“Rolling electric power blackouts afflicted as many as 2 million California residents last week as a heat wave gripped the Golden State. (It’s apparently eased up for now.) At the center of the problem is that power demand peaks as overheated people turn up their air conditioning in the late afternoon just as solar power supplies cut off as the sun goes down. In addition, output from California’s wind farms was erratic. Currently, about 33 percent of California’s electricity comes from renewable sources as mandated by state law. Until this summer, California utilities and grid operators were able to purchase extra electricity from other states, but the current heat wave stretches from Texas to Oregon so there was little to none available to make up for California’s power shortage.”

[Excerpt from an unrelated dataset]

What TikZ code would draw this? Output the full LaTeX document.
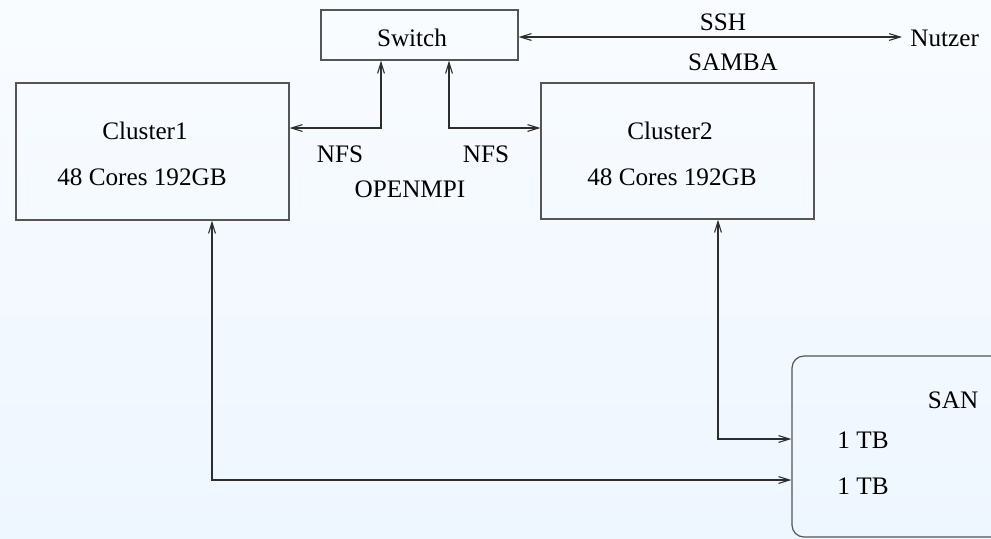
\documentclass[tikz,border=0pt]{standalone}
\usepackage{fontspec}
\setmainfont{Liberation Serif}
\usetikzlibrary{arrows.meta,calc}
\definecolor{bgtop}{RGB}{249,252,255}
\definecolor{bgbot}{RGB}{238,246,255}
\definecolor{boxline}{RGB}{85,85,85}
\definecolor{linkline}{RGB}{45,45,45}
\tikzset{
  px/.style={x=0.5pt,y=-0.5pt},
  unitbox/.style={draw=boxline,line width=0.6pt,inner sep=0pt,anchor=center},
  lbl/.style={inner sep=0pt,font=\fontsize{12.6}{15}\selectfont,text=black},
  biarrow/.style={linkline,line width=0.55pt,
    {Straight Barb[length=5.5pt,width=3.4pt]}-{Straight Barb[length=5.5pt,width=3.4pt]}},
  onearrow/.style={linkline,line width=0.55pt,-{Straight Barb[length=5.5pt,width=3.4pt]}}
}
\begin{document}
\begin{tikzpicture}[px]
  % page area with a soft vertical gradient
  \fill[top color=bgtop,bottom color=bgbot] (0,0) rectangle (991,538);
  \useasboundingbox (0,0) rectangle (991,538);
  \clip (0,0) rectangle (991,538);

  % boxes
  \node[unitbox,minimum width=98.5pt,minimum height=25pt] (sw) at (419.5,35) {};
  \node[unitbox,minimum width=136.5pt,minimum height=68.5pt] (c1) at (152.5,151.5) {};
  \node[unitbox,minimum width=136.5pt,minimum height=68pt] (c2) at (677.5,151) {};
  \node[unitbox,rounded corners=6pt,minimum width=130pt,minimum height=90.5pt] (san) at (922,446.5) {};

  % labels
  \node[lbl] (swt) at (412,38) {Switch};
  \node[lbl] (c1a) at (145,131) {Cluster1};
  \node[lbl] (c1b) at (142,177) {48 Cores 192GB};
  \node[lbl] (c2a) at (670,131) {Cluster2};
  \node[lbl] (c2b) at (672,177) {48 Cores 192GB};
  \node[lbl] (nfs1) at (340,154) {NFS};
  \node[lbl] (nfs2) at (486,154) {NFS};
  \node[lbl] (mpi) at (410,189) {OPENMPI};
  \node[lbl] (ssh) at (723,22) {SSH};
  \node[lbl] (smb) at (733,62) {SAMBA};
  \node[lbl,anchor=west] (usr) at (910,38) {Nutzer};
  \node[lbl] (sant) at (953,400) {SAN};
  \node[lbl] (tb1) at (863,440) {1 TB};
  \node[lbl] (tb2) at (863,486) {1 TB};
  \coordinate (usrpt) at (902,37);

  % connectors
  \draw[biarrow] (sw.south -| 381,0) |- (c1.east |- 0,128);
  \draw[biarrow] (sw.south -| 449,0) |- (c2.west |- 0,128);
  \draw[biarrow] (sw.east |- 0,37) -- (usrpt);
  \draw[biarrow] (c2.south -| 718,0) |- (san.west |- 0,439);
  \draw[biarrow] (c1.south -| 212,0) |- (san.west |- 0,480);
\end{tikzpicture}
\end{document}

“Completely ignored in the reporting is that California has been shutting down a huge source of safe, reliable, always-on, non-carbon dioxide–emitting, climate-friendly electricity—that is, nuclear power. In 2013, state regulators forced the closing of the San Onofre nuclear power plant that supplied electricity to 1.4 million households. By 2025, California regulators plan to close down the Diablo Canyon nuclear power plant that can supply electricity to 3 million households.
The problem of climate change, along with the blackouts resulting from the inherent vagaries of wind and solar power, are an indication that California should not only keep its nuclear power plants running but also build many more of them.”